If all 3 conditions are met, the request is dropped and does not even reach WordPress.
Another good DNSBL that catched IP that made it through the 2 first one is Project Honeypot. You need to sign up and get your BL API key, once you have it, you can add it to the list and fill in the key with the SecHttpBlKey directive as follow:
SecHttpBlKey my_key_here
SecRule REQUEST_METHOD "POST" "id:'400012',chain,drop,log,msg:'Spam host detected by dnsbl.httpbl.org'"
SecRule REQUEST_URI "\/wp-comments-post\.php" chain
SecRule REMOTE_ADDR "@rbl dnsbl.httpbl.org"
Avoiding too many lookup
We can improve the logic above by marking blacklisting an IP that matched against a DNSBL by blacklisting them from within ModSecurity for some time. This way, if we see an IP that we know is a spammer, we will avoid querying the DNS for no reason.
What we will do here, is to blacklist an IP for 7 days if we already had a match against a DNSBL. We will only do that for POST to the comment page (but we could be more aggressive and just blacklist against any pages.).
Change the rules to look like:
<IfModule security2_module>
SecRuleEngine On
SecRequestBodyAccess Off
SecAction "id:400000,phase:1,initcol:IP=%{REMOTE_ADDR},pass,nolog"
SecRule IP:spam "@gt 0" "id:400001,phase:1,chain,drop,msg:'Spam host %{REMOTE_ADDR} already blacklisted'"
SecRule REQUEST_METHOD "POST" chain
SecRule REQUEST_URI "\/wp-comments-post\.php"
SecRule REQUEST_METHOD "POST" "id:'400010',chain,drop,log,msg:'Spam host detected by zen.spamhaus.org'"
SecRule REQUEST_URI "\/wp-comments-post\.php" chain
SecRule REMOTE_ADDR "@rbl zen.spamhaus.org" "setvar:IP.spam=1,expirevar:IP.spam=604800"
SecRule REQUEST_METHOD "POST" "id:'400011',chain,drop,log,msg:'Spam host detected by netblockbl.spamgrouper.com'"
SecRule REQUEST_URI "\/wp-comments-post\.php" chain
SecRule REMOTE_ADDR "@rbl netblockbl.spamgrouper.com" "setvar:IP.spam=1,expirevar:IP.spam=604800"
SecHttpBlKey my_key_here
SecRule REQUEST_METHOD "POST" "id:'400012',chain,drop,log,msg:'Spam host detected by dnsbl.httpbl.org'"
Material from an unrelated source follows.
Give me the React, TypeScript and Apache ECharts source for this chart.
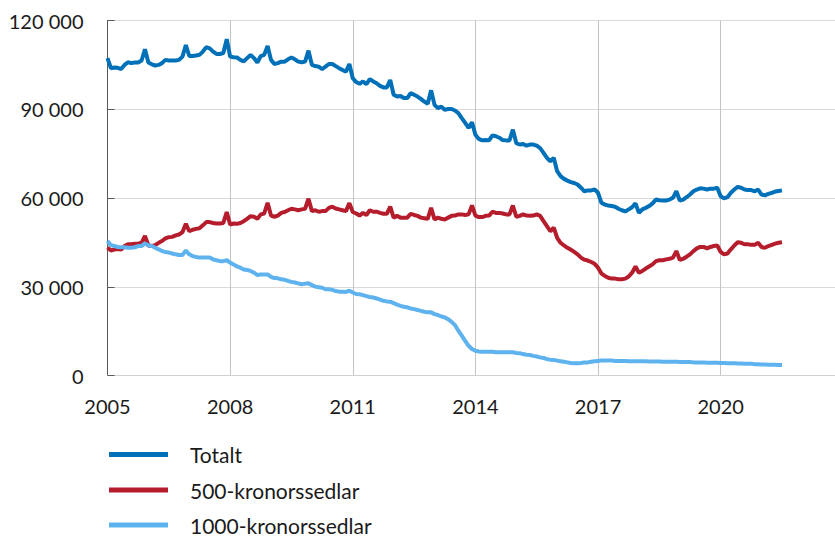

SecRule REQUEST_URI "\/wp-comments-post\.php" chain
SecRule REMOTE_ADDR "@rbl dnsbl.httpbl.org" "setvar:IP.spam=1,expirevar:IP.spam=604800"
</IfModule>
What is new? First, we will initialise a collection called IP, then, if the value of IP.spam is greater than 0, we will chain the rule, and drop and log the message ‘Spam host %{REMOTE_ADDR} already blacklisted’ if all other chained rule match. In the chained rules, we check that the query is POSTing to the comment page.
Now, when we detect a spam with a DNSBL, we set the variable IP.spam to 1 and make that variable expire after 7 days (604800 seconds).
Conclusion
Using this technique, I have brought the number of comments marked as spam by Akismet down by 50x!!!. I can now let spams stack up in the spam comment list and wordpress can still delete them quickly when clicking on Empty Spam.
Not only does it make the experience more enjoyable, but by tackling the spams earlier, you save some processing resources, avoid useless writes to DB and query to Akismet along with some bandwith as the 403 page is much more lightweight then a render blog page.
By keeping track of known spamming IP, we can also bypass DNS queries.